This method of serialization requires that the time zone data for the required key be available on both the serializing and deserializing side, similar to the way that references to classes and functions are expected to exist in both the serializing and deserializing environments. It also means that no guarantees are made about the consistency of results when unpickling a ZoneInfo pickled in an environment with a different version of the time zone data.

Sources for time zone data

One of the hardest challenges for IANA time zone support is keeping the data up to date; between 1997 and 2020, there have been between 3 and 21 releases per year, often in response to changes in time zone rules with little to no notice (see [7] for more details). In order to keep up to date, and to give the system administrator control over the data source, we propose to use system-deployed time zone data wherever possible. However, not all systems ship a publicly accessible time zone database — notably Windows uses a different system for managing time zones — and so if available zoneinfo falls back to an installable first-party package, tzdata, available on PyPI. [d] If no system zoneinfo files are found but tzdata is installed, the primary ZoneInfo constructor will use tzdata as the time zone source.

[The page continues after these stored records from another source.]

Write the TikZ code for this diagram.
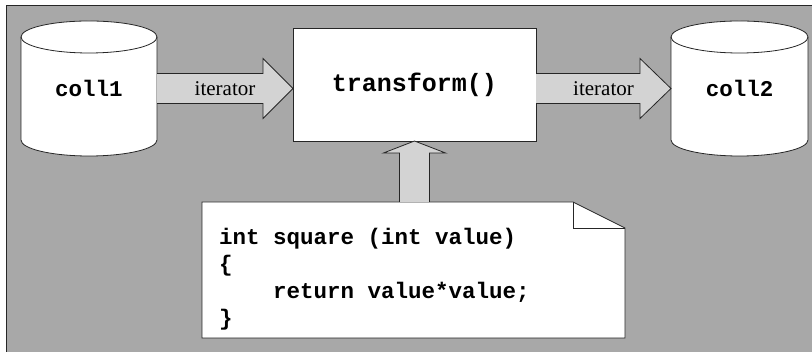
\documentclass[tikz,border=0pt]{standalone}
\usepackage{fontspec}
\setmainfont{Liberation Serif}
\setmonofont{Liberation Mono}
\usetikzlibrary{calc}
\definecolor{bggray}{RGB}{168,168,168}
\definecolor{arrowgray}{RGB}{211,211,211}

\begin{document}
\begin{tikzpicture}[x=1pt, y=1pt,
  line/.style={draw=black!85, line width=0.8pt},
  fatarrow/.style={line, fill=arrowgray},
  every node/.style={outer sep=0pt},
  label/.style={font=\fontsize{21}{25}\selectfont},
  mono/.style={font=\fontsize{22.5}{27}\selectfont\ttfamily\bfseries}]
  \path[use as bounding box, clip] (0,0) rectangle (812,352);
  \filldraw[line, fill=bggray] (6,-20) rectangle (830,347);

  % the two containers
  \foreach \cx/\r in {89/68, 739.5/68.5} {
    \filldraw[line, fill=white] (\cx-\r,315) -- (\cx-\r,212) arc (180:360:\r pt and 16pt)
      -- (\cx+\r,315) arc (0:180:\r pt and 16pt) -- cycle;
    \draw[line] (\cx-\r,315) arc (180:360:\r pt and 16pt);
  }
  \node (coll1) [mono, minimum width=136, minimum height=103] at (89, 263.5) {coll1};
  \node (coll2) [mono, minimum width=137, minimum height=103] at (739.5, 263.5) {coll2};

  \node (box) [line, fill=white, minimum width=243, minimum height=113,
    font=\fontsize{25}{30}\selectfont\ttfamily\bfseries] at (414.5, 267.5) {transform()};

  % the function as a note
  \node (note) [minimum width=423, minimum height=136] at (413.5, 82) {};
  \filldraw[line, fill=white] (note.north west) -- ([xshift=-52pt]note.north east)
    -- ([yshift=-26pt]note.north east) -- (note.south east) -- (note.south west) -- cycle;
  \draw[line] ([xshift=-52pt]note.north east) -- ([xshift=-52pt, yshift=-26pt]note.north east)
    -- ([yshift=-26pt]note.north east);
  \node (code) [mono, inner sep=0pt, anchor=west, align=left] at ([xshift=17pt, yshift=-9pt]note.west)
    {int square (int value)\\ \{\\ \hspace*{2.4em}return value*value;\\ \}};

  % arrows
  \coordinate (tip1) at (coll1.east -| box.west);
  \draw[fatarrow] ([yshift=15pt]coll1.east) -- ([xshift=-30pt, yshift=15pt]tip1)
    -- ([xshift=-30pt, yshift=30pt]tip1) -- (tip1) -- ([xshift=-30pt, yshift=-30pt]tip1)
    -- ([xshift=-30pt, yshift=-15pt]tip1) -- ([yshift=-15pt]coll1.east);
  \node (it1) [label] at ($(coll1.east)!0.5!(tip1)$) {iterator};

  \coordinate (tip2) at (coll2.west);
  \draw[fatarrow] ([yshift=15pt]tip2 -| box.east) -- ([xshift=-31pt, yshift=15pt]tip2)
    -- ([xshift=-31pt, yshift=30pt]tip2) -- (tip2) -- ([xshift=-31pt, yshift=-30pt]tip2)
    -- ([xshift=-31pt, yshift=-15pt]tip2) -- ([yshift=-15pt]tip2 -| box.east);
  \node (it2) [label] at ($(tip2 -| box.east)!0.5!(tip2)$) {iterator};

  \coordinate (tip3) at (box.south);
  \draw[fatarrow] ([xshift=-15pt]note.north -| tip3) -- ([xshift=-15pt, yshift=-12pt]tip3)
    -- ([xshift=-31pt, yshift=-12pt]tip3) -- (tip3) -- ([xshift=31pt, yshift=-12pt]tip3)
    -- ([xshift=15pt, yshift=-12pt]tip3) -- ([xshift=15pt]note.north -| tip3);
\end{tikzpicture}
\end{document}
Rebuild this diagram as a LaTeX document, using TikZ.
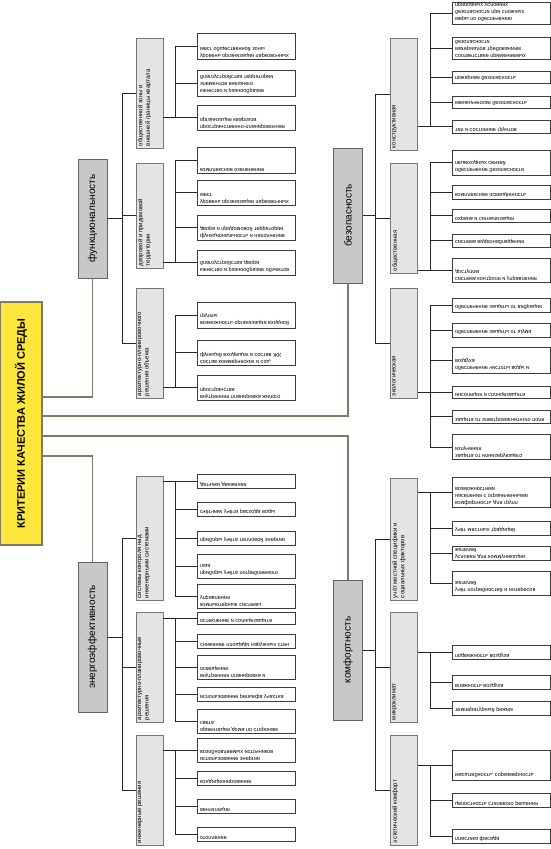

System time zone information

Many Unix-like systems deploy time zone data by default, or provide a canonical time zone data package (often called tzdata, as it is on Arch Linux, Fedora, and Debian). Whenever possible, it would be preferable to defer to the system time zone information, because this allows time zone information for all language stacks to be updated and maintained in one place. Python distributors are encouraged to ensure that time zone data is installed alongside Python whenever possible (e.g. by declaring tzdata as a dependency for the python package).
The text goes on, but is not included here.